Вскоре после этого Мод родила сына Пьера. Что же касается бедного Томбареля, то он умер, не протянув в браке и трех месяцев.

Этот Пьер вырос болезненным, бледным мальчиком, но чем более уродливым все его считали, тем больше гордилась им мать. Он был для Мод всем — от одного взгляда на сына она таяла от любви.

Он был калекой с болезнью тазобедренного сустава, и мать годами трижды в неделю возила его к врачу в Ла Ризолет. Когда доктор сказал Мод, что ребенок не выживет, она лишь рассмеялась и назвала врача глупцом, который ничего не смыслит в своем деле. И Пьер выжил.

Но Пьер страдал еще и душевной болезнью — безумной жаждой крови. Выбить свинье глаз камнем из рогатки было для него самой большой радостью. В тринадцать он издевался над всеми маленькими девочками в округе, позднее был найден с рассеченной шеей: Пьер сам нанес себе рану. В тот день мать, разевая квадратный провал рта, как всегда делала в минуты волнения, взвалила его на плечо и побежала с этим мертвым грузом в Ла Ризолет, не дожидаясь повозки — подвиг, достойный тягловой кобылы.

Вот таков был Пьер. Другие дети избегали его, и в деревне предсказывали, что настанет день, когда сын Мод Гувийон услышит колокол Святого Гроба.

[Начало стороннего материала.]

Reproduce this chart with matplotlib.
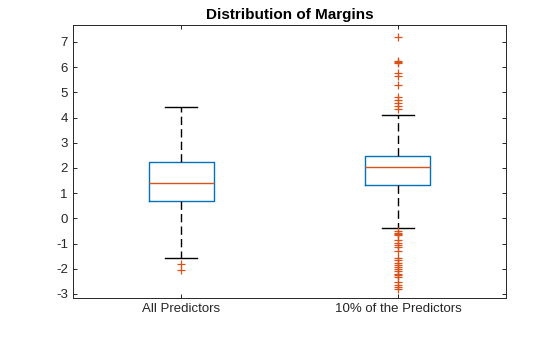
import matplotlib
matplotlib.use("Agg")
import matplotlib.pyplot as plt

plt.rcParams["font.family"] = ["Liberation Sans", "DejaVu Sans"]
plt.rcParams["axes.unicode_minus"] = False

# box statistics
labels   = ["All Predictors", "10% of the Predictors"]
medians  = [1.39, 2.05]
q1       = [0.67, 1.32]
q3       = [2.22, 2.49]
wlo      = [-1.59, -0.40]
whi      = [4.40, 4.12]
fliers_all = [-1.83, -2.06]
fliers_10  = [7.20, 6.25, 6.20, 6.15, 5.77, 5.66, 5.28, 4.81, 4.68, 4.58,
              4.44, 4.34,
              -0.52, -0.57, -0.62, -0.65, -0.87, -0.97, -1.05, -1.14, -1.31,
              -1.56, -1.67, -1.76, -1.84, -1.93, -2.02, -2.10, -2.20, -2.26,
              -2.33, -2.53, -2.63, -2.72, -2.82]
fliers = [fliers_all, fliers_10]

BLUE = "#0072BD"
ORANGE = "#D95319"

stats = []
for i in range(2):
    stats.append(dict(med=medians[i], q1=q1[i], q3=q3[i],
                      whislo=wlo[i], whishi=whi[i], fliers=fliers[i],
                      label=labels[i]))

fig = plt.figure(figsize=(5.6, 3.37), dpi=100)
ax = fig.add_axes([0.130, 0.1157, 0.774, 0.810])

ax.bxp(stats, positions=[1, 2], widths=0.3, showfliers=True,
       boxprops=dict(color=BLUE, linewidth=1.0),
       medianprops=dict(color=ORANGE, linewidth=1.0),
       whiskerprops=dict(color="black", linewidth=1.0, linestyle=(0, (6, 3))),
       capprops=dict(color="black", linewidth=1.0),
       capwidths=0.15,
       flierprops=dict(marker="+", markeredgecolor=ORANGE, markersize=6,
                       markeredgewidth=0.9, linestyle="none"))

ax.set_xlim(0.5, 2.5)
ax.set_ylim(-3.16, 7.67)
ax.set_yticks(range(-3, 8))
ax.tick_params(direction="in", top=True, right=True, labelsize=9.5,
               length=3, width=0.7, colors="#262626")
for s in ax.spines.values():
    s.set_linewidth(0.7)
    s.set_color("#262626")
ax.set_title("Distribution of Margins", fontsize=11, fontweight="bold", pad=4)

fig.savefig("out.png", dpi=100)
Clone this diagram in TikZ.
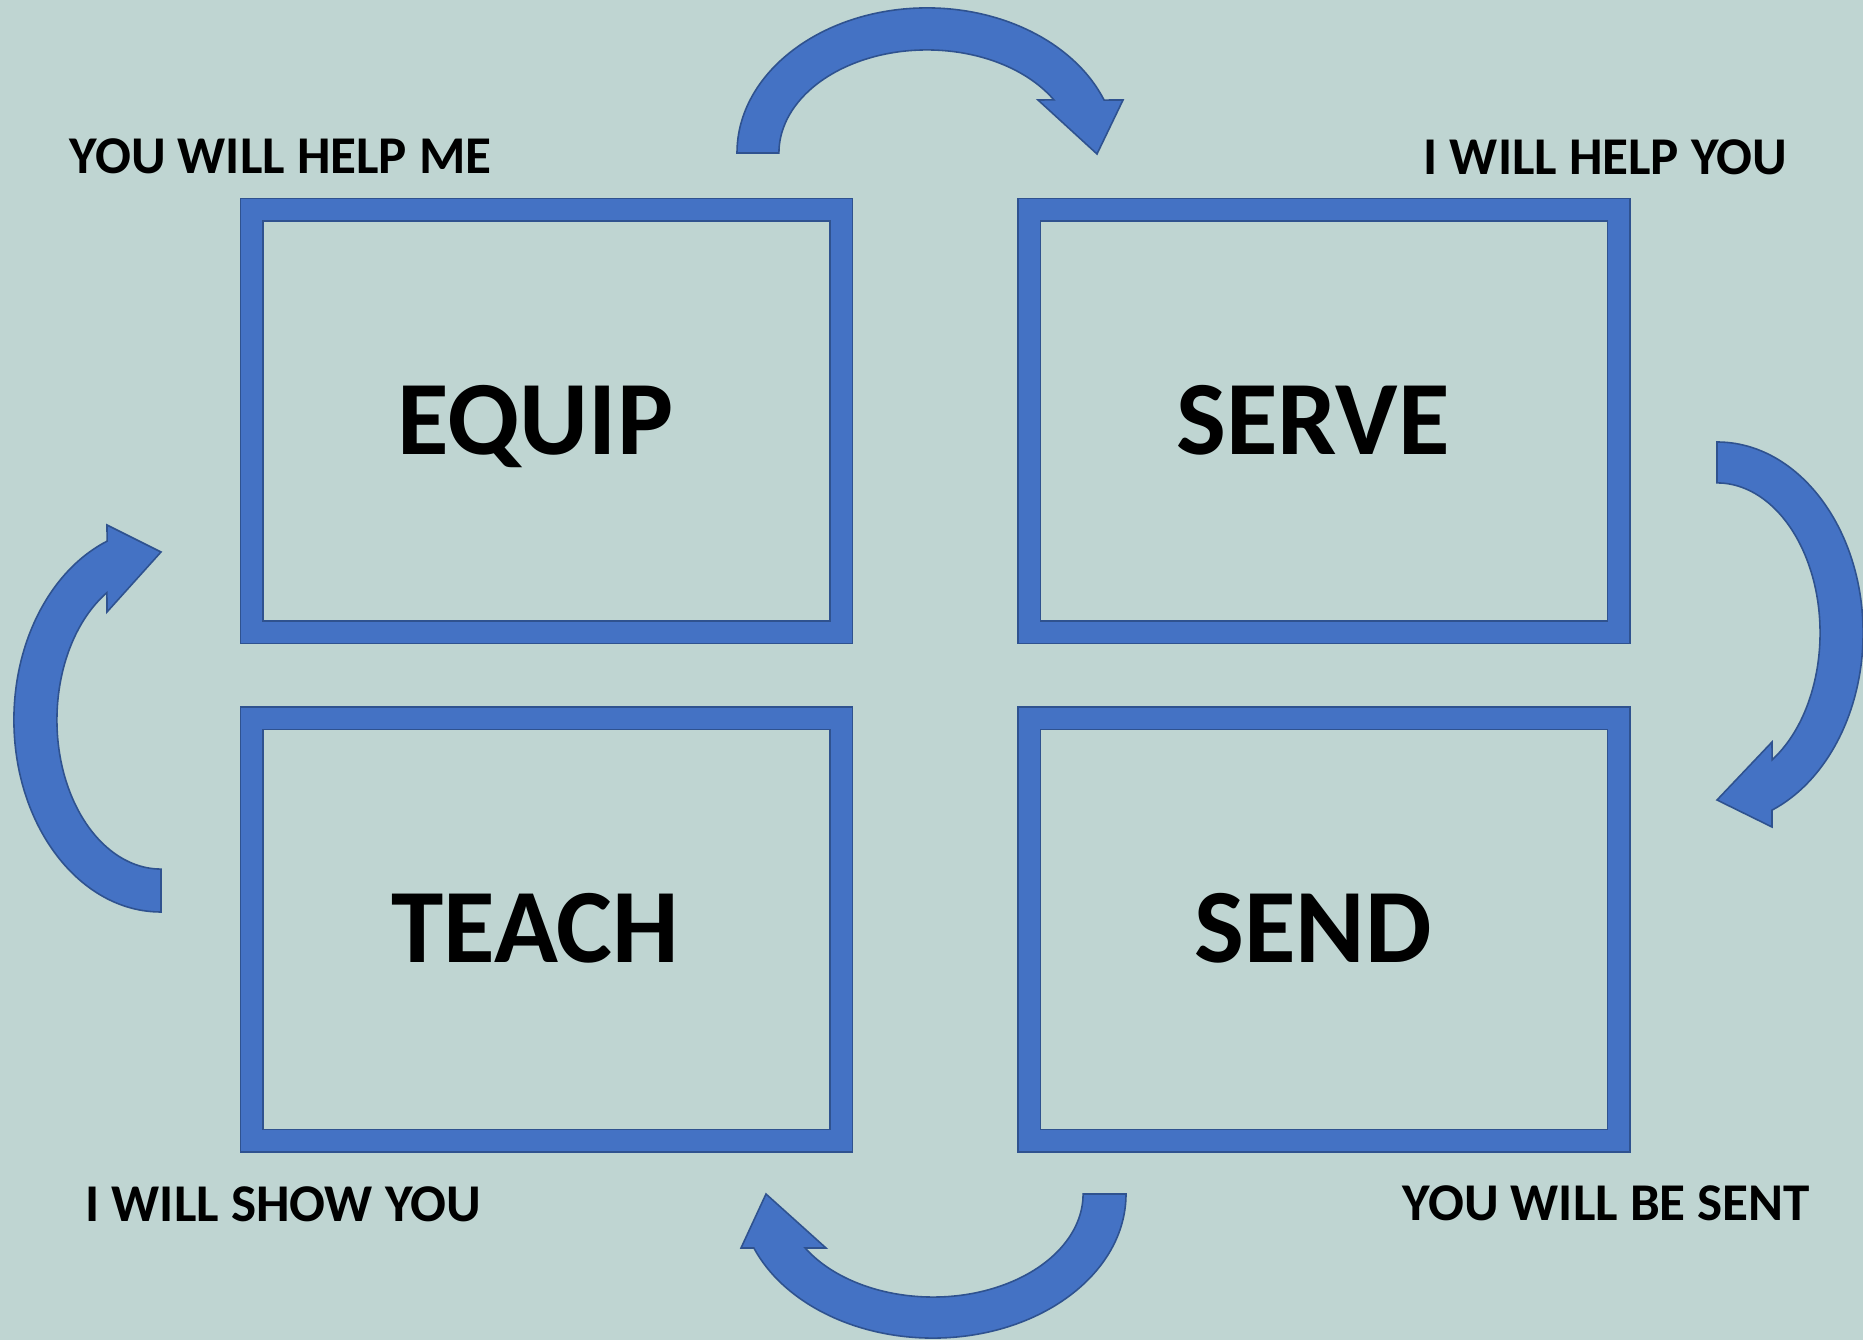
\documentclass[tikz,border=0pt]{standalone}
\usepackage{fontspec}
\setmainfont{Carlito}
\usetikzlibrary{positioning}

\definecolor{bgteal}{HTML}{BFD5D2}
\definecolor{boxblue}{HTML}{4472C4}
\definecolor{boxedge}{HTML}{2F528F}

\tikzset{
    stagebox/.style={draw=boxedge, line width=0.45pt, double=boxblue,
        double distance=0.21cm, minimum width=5.89cm, minimum height=4.22cm,
        inner sep=0pt},
    stageword/.style={anchor=base, inner sep=0pt, font=\fontsize{30}{36}\selectfont\bfseries},
    sidenote/.style={anchor=base west, inner sep=0pt, font=\fontsize{15.1}{18}\selectfont\bfseries},
    turnarrow/.style={fill=boxblue, draw=boxedge, line width=0.45pt, line join=miter}
}

\begin{document}
\begin{tikzpicture}[x=0.01cm, y=-0.01cm]
            \useasboundingbox (0, 0) rectangle (1863, 1340);
            \fill[bgteal] (0, 0) rectangle (1863, 1340);
            % the four boxes
            \node[stagebox] (equip) at (546.5, 421) {};
            \node[stagebox, right=1.865cm of equip] (serve) {};
            \node[stagebox, below=0.846cm of equip] (teach) {};
            \node[stagebox, right=1.865cm of teach] (send) {};
            \node[stageword] (equipword) at ([xshift=-0.11cm, yshift=-0.33cm]equip.center) {EQUIP};
            \node[stageword] (serveword) at ([xshift=-0.11cm, yshift=-0.33cm]serve.center) {SERVE};
            \node[stageword] (teachword) at ([xshift=-0.11cm, yshift=-0.33cm]teach.center) {TEACH};
            \node[stageword] (sendword) at ([xshift=-0.11cm, yshift=-0.33cm]send.center) {SEND};
            % corner notes
            \node[sidenote] (helpme) at (69, 174) {YOU WILL HELP ME};
            \node[sidenote] (helpyou) at (1423, 175) {I WILL HELP YOU};
            \node[sidenote] (showyou) at (85, 1221) {I WILL SHOW YOU};
            \node[sidenote] (besent) at (1402, 1220) {YOU WILL BE SENT};
            % curved arrows, clockwise
            \filldraw[turnarrow] (737, 153)
                arc[start angle=180, end angle=21.4, x radius=1.9cm, y radius=1.45cm]
                -- (1123, 100) -- (1097, 154) -- (1038, 100)
                -- ([shift={(31:1.48cm and 1.03cm)}]927, 153)
                arc[start angle=31, end angle=180, x radius=1.48cm, y radius=1.03cm] -- cycle;
            \filldraw[turnarrow] (1717, 442)
                arc[start angle=90, end angle=-67.9, x radius=1.46cm, y radius=1.91cm]
                -- (1772, 827) -- (1717, 800) -- (1772, 742)
                -- ([shift={(-57.7:1.03cm and 1.5cm)}]1717, 633)
                arc[start angle=-57.7, end angle=90, x radius=1.03cm, y radius=1.5cm] -- cycle;
            \filldraw[turnarrow] (1126, 1194)
                arc[start angle=0, end angle=-158, x radius=1.93cm, y radius=1.44cm]
                -- (741, 1248) -- (766, 1194) -- (826, 1248)
                -- ([shift={(-148.4:1.5cm and 1.03cm)}]933, 1194)
                arc[start angle=-148.4, end angle=0, x radius=1.5cm, y radius=1.03cm] -- cycle;
            \filldraw[turnarrow] (161, 912)
                arc[start angle=270, end angle=111.5, x radius=1.47cm, y radius=1.92cm]
                -- (107, 525) -- (161, 552) -- (107, 612)
                -- ([shift={(121.3:1.04cm and 1.49cm)}]161, 720)
                arc[start angle=121.3, end angle=270, x radius=1.04cm, y radius=1.49cm] -- cycle;
        \end{tikzpicture}
\end{document}
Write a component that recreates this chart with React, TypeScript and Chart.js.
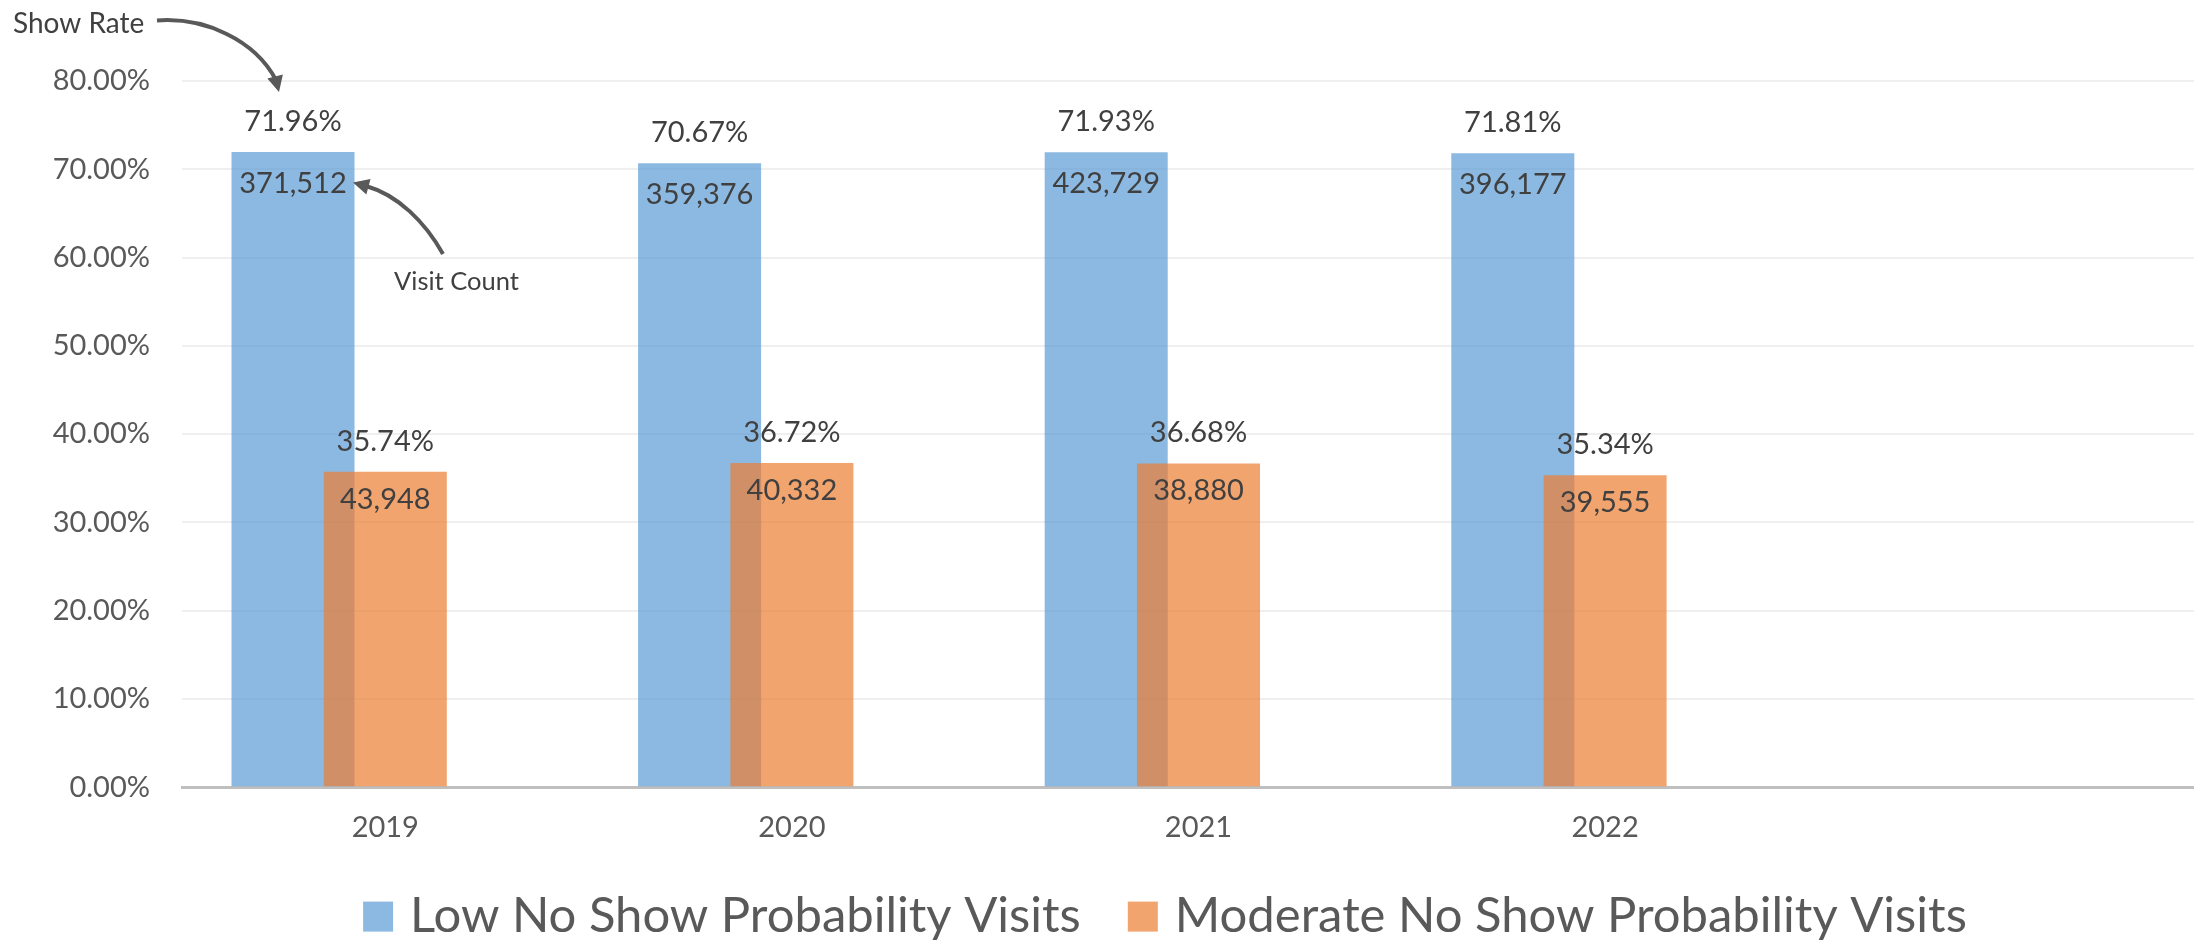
import { useEffect, useRef } from 'react';
import { Chart, registerables } from 'chart.js';

Chart.register(...registerables);

const categories = ['2019', '2020', '2021', '2022', ''];
const lowShowRate: (number | null)[] = [71.96, 70.67, 71.93, 71.81, null];
const moderateShowRate: (number | null)[] = [35.74, 36.72, 36.68, 35.34, null];
const lowVisitCount: (number | null)[] = [371512, 359376, 423729, 396177, null];
const moderateVisitCount: (number | null)[] = [43948, 40332, 38880, 39555, null];
const seriesNames = ['Low No Show Probability Visits', 'Moderate No Show Probability Visits'];
const annotationShowRate = 'Show Rate';
const annotationVisitCount = 'Visit Count';

const FONT = 'Lato, "Open Sans", sans-serif';
const BLUE = 'rgba(91,155,213,0.7)';
const ORANGE = 'rgba(237,125,49,0.7)';
const AXIS_TEXT = '#595959';
const LABEL_TEXT = '#404040';

function drawArrowHead(ctx: CanvasRenderingContext2D, tipX: number, tipY: number, angle: number, len: number, half: number) {
  ctx.beginPath();
  ctx.moveTo(tipX, tipY);
  ctx.lineTo(tipX - len * Math.cos(angle) + half * Math.sin(angle), tipY - len * Math.sin(angle) - half * Math.cos(angle));
  ctx.lineTo(tipX - len * Math.cos(angle) - half * Math.sin(angle), tipY - len * Math.sin(angle) + half * Math.cos(angle));
  ctx.closePath();
  ctx.fill();
}

const overlayPlugin = {
  id: 'overlay',
  // Draw the first series underneath the second so the overlap tints correctly.
  beforeDatasetDraw(chart: any, args: any) {
    if (args.index === 0) return false;
    if (args.index === 1) {
      chart.getDatasetMeta(0).controller.draw();
    }
    return true;
  },
  afterDatasetsDraw(chart: any) {
    const ctx: CanvasRenderingContext2D = chart.ctx;
    ctx.save();
    ctx.font = `29px ${FONT}`;
    ctx.fillStyle = LABEL_TEXT;
    ctx.textAlign = 'center';
    ctx.textBaseline = 'alphabetic';
    const sets = [
      { rates: lowShowRate, counts: lowVisitCount, below: 41 },
      { rates: moderateShowRate, counts: moderateVisitCount, below: 37 },
    ];
    sets.forEach((s, di) => {
      const meta = chart.getDatasetMeta(di);
      meta.data.forEach((bar: any, i: number) => {
        const r = s.rates[i];
        const c = s.counts[i];
        if (r == null) return;
        ctx.fillText(r.toFixed(2) + '%', bar.x, bar.y - 21);
        if (c != null) ctx.fillText(c.toLocaleString('en-US'), bar.x, bar.y + s.below);
      });
    });
    ctx.restore();
  },
  afterDraw(chart: any) {
    const ctx: CanvasRenderingContext2D = chart.ctx;
    const area = chart.chartArea;
    ctx.save();
    // legend
    ctx.font = `49px ${FONT}`;
    ctx.textBaseline = 'alphabetic';
    ctx.textAlign = 'left';
    const w1 = ctx.measureText(seriesNames[0]).width;
    const w2 = ctx.measureText(seriesNames[1]).width;
    const box = 30;
    const gap = 17;
    const between = 47;
    const total = box + gap + w1 + between + box + gap + w2;
    const cy = area.bottom + 129.4;
    let x = 1165 - total / 2;
    const colors = [BLUE, ORANGE];
    [w1, w2].forEach((w, i) => {
      ctx.fillStyle = colors[i];
      ctx.fillRect(x, cy - box / 2, box, box);
      ctx.fillStyle = AXIS_TEXT;
      ctx.fillText(seriesNames[i], x + box + gap, cy + box / 2);
      x += box + gap + w + between;
    });

    // annotations
    ctx.fillStyle = '#404040';
    ctx.font = `28px ${FONT}`;
    ctx.fillText(annotationShowRate, 13, 33);
    ctx.font = `25.5px ${FONT}`;
    ctx.fillText(annotationVisitCount, 394, 290);

    ctx.strokeStyle = '#595959';
    ctx.fillStyle = '#595959';
    ctx.lineWidth = 4;
    ctx.lineCap = 'butt';
    // show rate arrow
    ctx.beginPath();
    ctx.moveTo(157, 20.5);
    ctx.bezierCurveTo(205, 17, 255, 40, 276, 80);
    ctx.stroke();
    drawArrowHead(ctx, 279, 92, Math.atan2(12, 3), 16, 8);
    // visit count arrow
    ctx.beginPath();
    ctx.moveTo(443, 254);
    ctx.bezierCurveTo(425, 222, 398, 195, 366, 186);
    ctx.stroke();
    drawArrowHead(ctx, 353, 182.5, Math.atan2(-3.5, -13), 16, 8);
    ctx.restore();
  },
};

export default function App() {
  const canvasRef = useRef<HTMLCanvasElement | null>(null);

  useEffect(() => {
    const canvas = canvasRef.current;
    if (!canvas) return;
    const chart = new Chart(canvas, {
      type: 'bar',
      data: {
        labels: categories,
        datasets: [
          {
            label: seriesNames[0],
            data: lowShowRate,
            backgroundColor: BLUE,
            categoryPercentage: 0.681,
            barPercentage: 1.333,
          },
          {
            label: seriesNames[1],
            data: moderateShowRate,
            backgroundColor: ORANGE,
            categoryPercentage: 0.681,
            barPercentage: 1.333,
          },
          {
            label: '',
            data: categories.map(() => null),
            backgroundColor: 'rgba(0,0,0,0)',
            categoryPercentage: 0.681,
            barPercentage: 1.333,
          },
        ],
      } as any,
      options: {
        responsive: false,
        animation: false,
        layout: { padding: { top: 81, left: 52, right: 1, bottom: 73 } },
        plugins: { legend: { display: false }, tooltip: { enabled: false } },
        scales: {
          x: {
            grid: { display: false, drawTicks: false },
            border: { display: true, color: '#BFBFBF', width: 3 },
            ticks: { color: AXIS_TEXT, font: { family: FONT, size: 29 }, padding: 23 },
          },
          y: {
            min: 0,
            max: 80,
            ticks: {
              stepSize: 10,
              color: AXIS_TEXT,
              font: { family: FONT, size: 29 },
              padding: 32,
              callback: (v: any) => Number(v).toFixed(2) + '%',
            },
            grid: { color: '#EFEFEF', lineWidth: 2, drawTicks: false },
            border: { display: false },
            afterFit: (s: any) => {
              s.width = 130;
            },
          },
        },
      } as any,
      plugins: [overlayPlugin],
    });
    return () => chart.destroy();
  }, []);

  return (
    <div
      style={{
        position: 'fixed',
        left: 0,
        top: 0,
        width: 2194,
        height: 941,
        overflow: 'hidden',
        background: '#ffffff',
      }}
    >
      <canvas ref={canvasRef} width={2216} height={941} style={{ display: 'block' }} />
    </div>
  );
}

— Однако, — сказал хозяин на patois[29], причудливость которого я отчаиваюсь передать словами, — что бы он ни делал: прикалывал ли теленка, или чуть не убивал малое дитя, или валялся весь день, скорчившись, на обочине дороги, — мать радостно смеялась и ласкала его; это только заставляло ее еще больше любить сына и гордиться им. Любовь к сыну буквально лишала ее рассудка. Пьер, — продолжал он, — был влюблен в Розали, внучку школьного учителя Тиссо, самую красивую золотоволосую фею, какую вы можете вообразить; а Розали была помолвлена с Мартином Дежуа, плотником из Ла Ризолет. Пьер выслеживал ее повсюду с необычным для него упорством; но она смеялась над его жалким телом калеки, и в ее смехе было больше ужаса, чем веселости; Розали знала, как безумно любил ее Пьер, но едва ли понимала, какой опасностью грозил ее смех.